### Task brief
Repeat, exactly and completely, the material that follows. Omit the pictures.

### Material provided
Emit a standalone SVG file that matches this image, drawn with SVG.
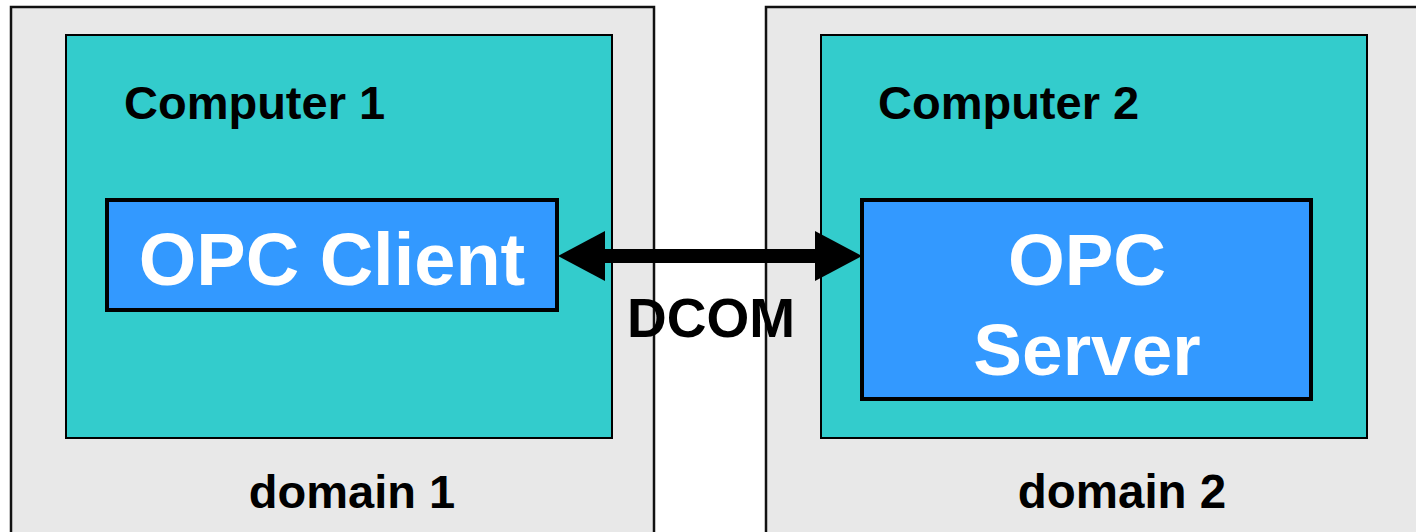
<svg xmlns="http://www.w3.org/2000/svg" width="1416" height="532" viewBox="0 0 1416 532">
<style>
.domain{fill:#E8E8E8;stroke:#111;stroke-width:2.5}
.comp{fill:#33CCCC;stroke:#000;stroke-width:2}
.opc{fill:#3399FF;stroke:#000;stroke-width:4}
text{font-family:"Liberation Sans",Arial,sans-serif;font-weight:bold}
.lbl{fill:#000}
.w{fill:#fff;text-anchor:middle}
</style>
<rect width="1416" height="532" fill="#fff"/>
<g id="domain1"><rect class="domain" x="11" y="7" width="643" height="540"/><text class="lbl" x="352" y="508" font-size="47" text-anchor="middle">domain 1</text></g>
<g id="domain2"><rect class="domain" x="766" y="7" width="670" height="540"/><text class="lbl" x="1122" y="508" font-size="47.5" text-anchor="middle">domain 2</text></g>
<g id="computer1"><rect class="comp" x="66" y="35" width="546" height="403"/><text class="lbl" x="124" y="119" font-size="47">Computer 1</text></g>
<g id="computer2"><rect class="comp" x="821" y="35" width="546" height="403"/><text class="lbl" x="878" y="119" font-size="47">Computer 2</text></g>
<g id="opcclient"><rect class="opc" x="107" y="200" width="450" height="110"/><text class="w" x="332" y="285" font-size="74">OPC Client</text></g>
<g id="opcserver"><rect class="opc" x="862" y="200" width="449" height="199"/><text class="w" x="1087" y="285" font-size="73">OPC</text><text class="w" x="1087" y="375" font-size="73">Server</text></g>
<g id="connectors">
<rect x="604" y="249" width="212" height="14" fill="#000"/>
<polygon points="558,256 605,231 605,281" fill="#000"/>
<polygon points="862,256 815,231 815,281" fill="#000"/>
<text class="lbl" x="711" y="337" font-size="55" text-anchor="middle">DCOM</text>
</g>
</svg>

### Solution to the exercise
Emit a standalone SVG file that matches this image, drawn with SVG.
<svg xmlns="http://www.w3.org/2000/svg" width="1416" height="532" viewBox="0 0 1416 532">
<style>
.domain{fill:#E8E8E8;stroke:#111;stroke-width:2.5}
.comp{fill:#33CCCC;stroke:#000;stroke-width:2}
.opc{fill:#3399FF;stroke:#000;stroke-width:4}
text{font-family:"Liberation Sans",Arial,sans-serif;font-weight:bold}
.lbl{fill:#000}
.w{fill:#fff;text-anchor:middle}
</style>
<rect width="1416" height="532" fill="#fff"/>
<g id="domain1"><rect class="domain" x="11" y="7" width="643" height="540"/><text class="lbl" x="352" y="508" font-size="47" text-anchor="middle">domain 1</text></g>
<g id="domain2"><rect class="domain" x="766" y="7" width="670" height="540"/><text class="lbl" x="1122" y="508" font-size="47.5" text-anchor="middle">domain 2</text></g>
<g id="computer1"><rect class="comp" x="66" y="35" width="546" height="403"/><text class="lbl" x="124" y="119" font-size="47">Computer 1</text></g>
<g id="computer2"><rect class="comp" x="821" y="35" width="546" height="403"/><text class="lbl" x="878" y="119" font-size="47">Computer 2</text></g>
<g id="opcclient"><rect class="opc" x="107" y="200" width="450" height="110"/><text class="w" x="332" y="285" font-size="74">OPC Client</text></g>
<g id="opcserver"><rect class="opc" x="862" y="200" width="449" height="199"/><text class="w" x="1087" y="285" font-size="73">OPC</text><text class="w" x="1087" y="375" font-size="73">Server</text></g>
<g id="connectors">
<rect x="604" y="249" width="212" height="14" fill="#000"/>
<polygon points="558,256 605,231 605,281" fill="#000"/>
<polygon points="862,256 815,231 815,281" fill="#000"/>
<text class="lbl" x="711" y="337" font-size="55" text-anchor="middle">DCOM</text>
</g>
</svg>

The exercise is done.